In-Betweenness in Greater Khartoum
Spaces, Temporalities, and Identities from Separation to Revolution, 2021
Focusing on Greater Khartoum following South Sudanese independence in 2011, In-Betweenness in Greater Khartoum explores the impact on society of major political events in areas that are neither urban nor rural, public nor private. This volume uses these in-between spaces as a lens to analyze how these events, in combination with other processes, such as globalization and economic neo-liberalization, impact communities across the region. Drawing on original fieldwork and empirical data, the authors uncover the reshaping of new categories of people that reinforce old dichotomies and in doing so underscore a common Sudanese identity.
Alice Franck is Associate Professor of Geography at Paris 1 Panthéon-Sorbonne University, and she was the coordinator of the CEDEJ-Khartoum from 2013 to 2016. She has been published in journals including Egypte Monde Arabe and Anthropology of the Middle East.
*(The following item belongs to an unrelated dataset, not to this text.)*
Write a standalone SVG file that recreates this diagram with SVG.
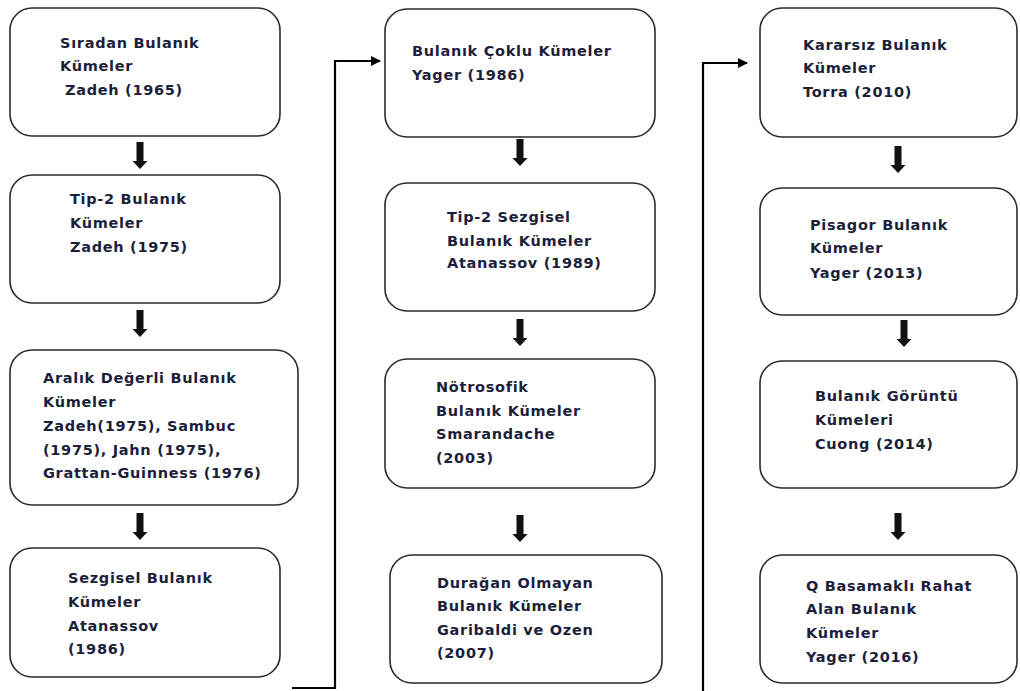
<svg xmlns="http://www.w3.org/2000/svg" width="1020" height="691" viewBox="0 0 1020 691">
<style>
.box{fill:#fff;stroke:#2b2b2b;stroke-width:1.6}
.t{font-family:"DejaVu Sans",Verdana,sans-serif;font-weight:bold;font-size:14.5px;letter-spacing:0.7px;fill:#1c1f3c}
.ar{fill:#111}
.ln{fill:none;stroke:#000;stroke-width:2.2}
</style>
<defs>
<marker id="ah" markerWidth="10" markerHeight="10" refX="9" refY="5" orient="auto" markerUnits="userSpaceOnUse">
<path d="M0,0 L10,5 L0,10 Z" fill="#000"/>
</marker>
<path id="da" d="M-3.5,0 H3.5 V19 H7.5 L0,27 L-7.5,19 H-3.5 Z"/>
</defs>
<rect width="1020" height="691" fill="#fff"/>

<g id="connectors">
<use href="#da" class="ar" x="140" y="142"/>
<use href="#da" class="ar" x="140" y="310"/>
<use href="#da" class="ar" x="140" y="513"/>
<use href="#da" class="ar" x="520" y="139"/>
<use href="#da" class="ar" x="520" y="319"/>
<use href="#da" class="ar" x="520" y="515"/>
<use href="#da" class="ar" x="898" y="146"/>
<use href="#da" class="ar" x="904" y="320"/>
<use href="#da" class="ar" x="898" y="513"/>
<path class="ln" d="M292,688 H335 V61 H380" marker-end="url(#ah)"/>
<path class="ln" d="M703,691 V63 H747" marker-end="url(#ah)"/>
</g>

<g id="n1"><rect class="box" x="10" y="8" width="270" height="128" rx="22"/>
<text class="t"><tspan x="60" y="48">Sıradan Bulanık</tspan><tspan x="60" y="71">Kümeler</tspan><tspan x="65" y="95">Zadeh (1965)</tspan></text></g>

<g id="n2"><rect class="box" x="10" y="175" width="270" height="128" rx="22"/>
<text class="t"><tspan x="70" y="204">Tip-2 Bulanık</tspan><tspan x="70" y="228">Kümeler</tspan><tspan x="70" y="252">Zadeh (1975)</tspan></text></g>

<g id="n3"><rect class="box" x="10" y="350" width="288" height="155" rx="22"/>
<text class="t"><tspan x="43" y="383">Aralık Değerli Bulanık</tspan><tspan x="43" y="407">Kümeler</tspan><tspan x="43" y="431">Zadeh(1975), Sambuc</tspan><tspan x="43" y="455">(1975), Jahn (1975),</tspan><tspan x="43" y="478">Grattan-Guinness (1976)</tspan></text></g>

<g id="n4"><rect class="box" x="10" y="548" width="270" height="129" rx="22"/>
<text class="t"><tspan x="68" y="583">Sezgisel Bulanık</tspan><tspan x="68" y="607">Kümeler</tspan><tspan x="68" y="631">Atanassov</tspan><tspan x="68" y="654">(1986)</tspan></text></g>

<g id="n5"><rect class="box" x="385" y="9" width="270" height="128" rx="22"/>
<text class="t"><tspan x="412" y="56">Bulanık Çoklu Kümeler</tspan><tspan x="412" y="80">Yager (1986)</tspan></text></g>

<g id="n6"><rect class="box" x="385" y="183" width="270" height="128" rx="22"/>
<text class="t"><tspan x="447" y="222">Tip-2 Sezgisel</tspan><tspan x="447" y="246">Bulanık Kümeler</tspan><tspan x="447" y="268">Atanassov (1989)</tspan></text></g>

<g id="n7"><rect class="box" x="385" y="359" width="270" height="129" rx="22"/>
<text class="t"><tspan x="436" y="392">Nötrosofik</tspan><tspan x="436" y="416">Bulanık Kümeler</tspan><tspan x="436" y="439">Smarandache</tspan><tspan x="436" y="463">(2003)</tspan></text></g>

<g id="n8"><rect class="box" x="390" y="555" width="272" height="128" rx="22"/>
<text class="t"><tspan x="437" y="588">Durağan Olmayan</tspan><tspan x="437" y="611">Bulanık Kümeler</tspan><tspan x="437" y="635">Garibaldi ve Ozen</tspan><tspan x="437" y="658">(2007)</tspan></text></g>

<g id="n9"><rect class="box" x="760" y="8" width="257" height="129" rx="22"/>
<text class="t"><tspan x="803" y="50">Kararsız Bulanık</tspan><tspan x="803" y="73">Kümeler</tspan><tspan x="803" y="97">Torra (2010)</tspan></text></g>

<g id="n10"><rect class="box" x="760" y="188" width="257" height="127" rx="22"/>
<text class="t"><tspan x="810" y="230">Pisagor Bulanık</tspan><tspan x="810" y="253">Kümeler</tspan><tspan x="810" y="278">Yager (2013)</tspan></text></g>

<g id="n11"><rect class="box" x="760" y="361" width="257" height="127" rx="22"/>
<text class="t"><tspan x="815" y="401">Bulanık Görüntü</tspan><tspan x="815" y="425">Kümeleri</tspan><tspan x="815" y="449">Cuong (2014)</tspan></text></g>

<g id="n12"><rect class="box" x="760" y="555" width="257" height="128" rx="22"/>
<text class="t"><tspan x="806" y="591">Q Basamaklı Rahat</tspan><tspan x="806" y="614">Alan Bulanık</tspan><tspan x="806" y="638">Kümeler</tspan><tspan x="806" y="662">Yager (2016)</tspan></text></g>
</svg>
Barbara Casciarri is Associate Professor at the Department of Sociology and Anthropology, University Paris 8. She was coordinator of the CEDEJ in Khartoum between 2006 and 2009. In addition to editing two special issues of Nomadic Peoples, she co-edited the collected volumes Multidimensional Change in Sudan 1989-2011 (Berghahn Books, 2015) and Anthropology of Law in Muslim Sudan (Brill, 2018).
Idris El-Hassan is Professor of Social Anthroplogy. He is the author of several books including Religion in Society: Nemeiri and the Turuq (1993), Sudanese Perspectives in Science, Knowledge and Culture (2003), and Cultural Forms among IDPs in Khartoum (2014). He has published many articles on research methodology, gender, education, conflict, culture and religion in various journals and edited collections, and he has served as a senior researcher in academic research collaborations with Christian Michelson Institute, Bergen University and CEDEJ.